Le texte ne dit pas si cette dénonciation est possible au cours de la période quinquennale de l’option initialement formulée par la mère. On sait que la dénonciation d’une option pour le régime de l’intégration fiscale est considérée comme une décision de gestion valable pour cinq exercices dans la mesure où l’ensemble des conditions requises par la loi demeurent remplies. A contrario, la dénonciation d’une option suivie de la formulation d’une autre option pour une intégration fiscale de forme différente devrait donc être possible en cours de période quinquennale si l’intégration fiscale dans sa forme initiale ne remplit plus les conditions requises par la loi, ce qui serait le cas pour une intégration fiscale «horizontale» détenue par une société britannique en cas de «hard Brexit» … Reste à voir comment l’administration fiscale interprétera le texte.

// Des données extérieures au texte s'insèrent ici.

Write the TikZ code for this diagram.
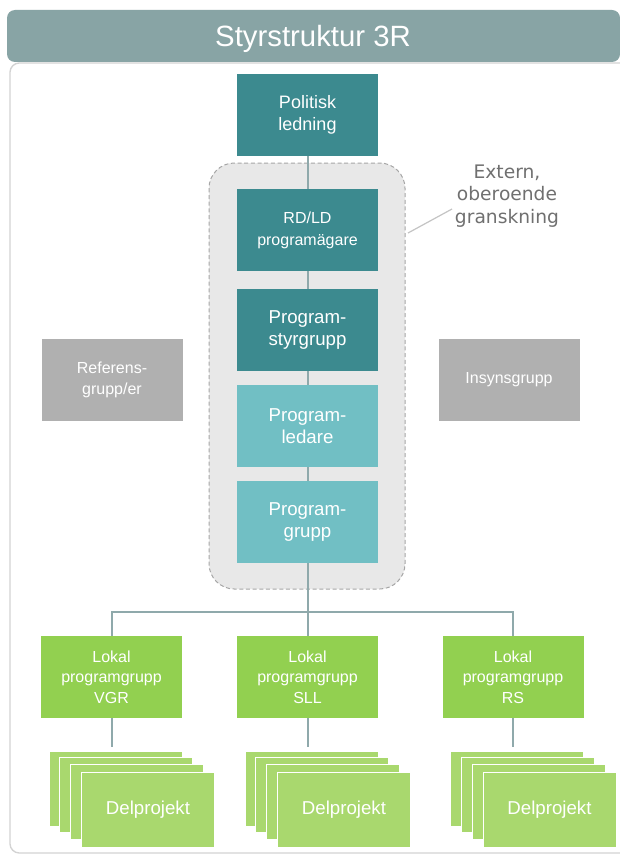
\documentclass[tikz,border=0pt]{standalone}
\usepackage{fontspec}
\setmainfont{Liberation Sans}
\newfontfamily\dejavu{DejaVu Sans}
\definecolor{headcol}{HTML}{88A4A5}
\definecolor{darkteal}{HTML}{3C8A8F}
\definecolor{lightteal}{HTML}{71BFC4}
\definecolor{lokalgreen}{HTML}{92D050}
\definecolor{dpgreen}{HTML}{A9D86E}
\definecolor{boxgray}{HTML}{B0B0B0}
\definecolor{conncol}{HTML}{8FA9AB}
\definecolor{panelline}{HTML}{D3D3D3}
\definecolor{groupfill}{HTML}{E8E8E8}
\definecolor{groupline}{HTML}{A6A6A6}
\definecolor{exttext}{HTML}{707070}
\definecolor{leadercol}{HTML}{C4C4C4}
\tikzset{
  boxbase/.style={rectangle, minimum width=105.75pt, minimum height=61.5pt, inner sep=0pt, align=center, text=white},
  dteal/.style={boxbase, fill=darkteal},
  lteal/.style={boxbase, fill=lightteal, font=\fontsize{14}{17}\selectfont},
  lokal/.style={boxbase, fill=lokalgreen, font=\fontsize{12}{15.5}\selectfont},
  graybox/.style={boxbase, fill=boxgray, font=\fontsize{12}{15.5}\selectfont},
  sheet/.style={rectangle, minimum width=99.75pt, minimum height=56.25pt, inner sep=0pt, fill=dpgreen, draw=white, line width=0.75pt, text=white, font=\fontsize{14}{17}\selectfont},
  conn/.style={draw=conncol, line width=1.5pt},
}
\newcommand\dstack[2]{%
  \node[sheet] (#1a) at (#2+4, 788.5) {};
  \node[sheet] (#1b) at (#2+14.5, 794.5) {};
  \node[sheet] (#1c) at (#2+25.5, 801.5) {};
  \node[sheet] (#1d) at (#2+36.5, 809.5) {Delprojekt};
}
\begin{document}
\begin{tikzpicture}[x=0.75pt,y=-0.75pt]
\clip (0,0) rectangle (620,856);
\fill[white] (0,0) rectangle (620,856);
% panel
\draw[draw=panelline, line width=1pt, fill=white, rounded corners=7pt] (10,63) rectangle (640,853);
% header
\fill[headcol, rounded corners=6pt] (7,10) rectangle (620,62);
\node[text=white, font=\fontsize{22}{26}\selectfont] (title) at (313,39) {Styrstruktur 3R};
% group
\draw[draw=groupline, fill=groupfill, line width=0.75pt, dash pattern=on 3pt off 2pt, rounded corners=19pt] (209,163) rectangle (405,589);
% central column
\node[dteal, font=\fontsize{13.5}{16.5}\selectfont] (pol) at (307.5,115) {Politisk\\ledning};
\node[dteal, font=\fontsize{12}{16.5}\selectfont] (rdld) at (307.5,230) {RD/LD\\programägare};
\node[dteal, font=\fontsize{14}{17}\selectfont] (styr) at (307.5,330) {Program-\\styrgrupp};
\node[lteal] (led) at (307.5,426) {Program-\\ledare};
\node[lteal] (grp) at (307.5,522) {Program-\\grupp};
% side boxes
\node[graybox] (ref) at (112,380) {Referens-\\grupp/er};
\node[graybox] (ins) at (509,380) {Insynsgrupp};
% local groups
\node[lokal] (vgr) at (111.5,677) {Lokal\\programgrupp\\VGR};
\node[lokal] (sll) at (307.5,677) {Lokal\\programgrupp\\SLL};
\node[lokal] (rs) at (513,677) {Lokal\\programgrupp\\RS};
% connectors
\draw[conn] (pol) -- (rdld);
\draw[conn] (rdld) -- (styr);
\draw[conn] (styr) -- (led);
\draw[conn] (led) -- (grp);
\coordinate (j) at (307.5,612);
\draw[conn] (grp.south) -- (j);
\draw[conn] (vgr.north) |- (j) -| (rs.north);
\draw[conn] (j) -- (sll.north);
% delprojekt stacks
\dstack{v}{111.5}
\dstack{s}{307.5}
\dstack{r}{513}
\draw[conn, shorten >=3pt] (vgr.south) -- (vgr.south |- va.north);
\draw[conn, shorten >=3pt] (sll.south) -- (sll.south |- sa.north);
\draw[conn, shorten >=3pt] (rs.south) -- (rs.south |- ra.north);
% external review
\node[text=exttext, align=center, font=\dejavu\fontsize{14}{17}\selectfont] (ext) at (507,196) {Extern,\\oberoende\\granskning};
\coordinate (l1) at (408,233);
\coordinate (l2) at (452,209);
\draw[leadercol, line width=0.9pt] (l1) -- (l2);
\end{tikzpicture}
\end{document}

Des difficultés non encore résolues (ou partiellement résolues)

Nous nous limiterons ici à évoquer deux autres difficultés.

La première concerne le régime dit «mères-filles» qui permet de réduire l’imposition des produits de participation reçus par une société française membre ou non d’une intégration fiscale de 5% à 1% de ces produits lorsque ceux-ci sont reçus d’une société «soumise à un impôt équivalent à l’impôt sur les sociétés dans un Etat membre de l’UE ou dans un autre Etat partie à l’EEE…» (ci-après, une société européenne) qui, si cette société était établie en France, remplirait les conditions pour être intégrées fiscalement (ci-après conditions d’intégrabilité).

Dès lors que les conditions d’intégrabilité s’apprécient sur toute la durée de l’exercice de la société mère, les produits reçus d’une filiale britannique sur l’exercice sur lequel surviendrait un hard Brexit ne pourraient bénéficier de l’imposition sur une base réduite à 1%, même s’ils sont reçus avant le 30 mars 2019. L’administration fiscale a cependant admis que les produits perçus par la société française jusqu’à la clôture de l’exercice en cours lors du retrait du Royaume-Uni soient réputés provenir d’une société européenne.

Mais qu’en est-il des produits qui seront reçus après la clôture de cet exercice ? Refuser le bénéfice d’une base réduite à 1% ne serait-il pas une discrimination contraire au droit de l’UE à l’encontre des sociétés françaises à raison de leurs résultats de source britannique générés sur des exercices antérieurs au retrait?

La seconde difficulté concerne le régime des dépenses de recherche confiée à des organismes de recherche privés agréés. La loi prévoit que ces dépenses peuvent être prises en compte dans l’assiette du CIR. Elle ajoute que lorsque l’organisme est «établi dans un Etat membre de l’UE ou de l’EEE» (ci-après condition d’établissement), l’agrément peut être délivré par le ministre français chargé de la recherche lorsqu’il existe un dispositif similaire dans le pays d’implantation de l’organisme».

Dès lors que la condition d’établissement ne serait pas remplie sur toute la durée de l’exercice sur lequel surviendrait un Brexit sans accord, une lecture rigoureuse de la loi conduirait à exclure ces dépenses de l’assiette du CIR. On peut se demander si le refus de prendre en compte des dépenses engagées dans le cadre d’un agrément accordé avant la date du Brexit pour la partie de ces dépenses engagées antérieurement à cette date ne serait pas une entorse au principe d’espérance légitime ou, là encore, une discrimination à l’encontre des sociétés françaises ayant sous-traité à des sociétés britanniques.

On lira avec intérêt la position que prendra l’administration fiscale française sur ces deux situations.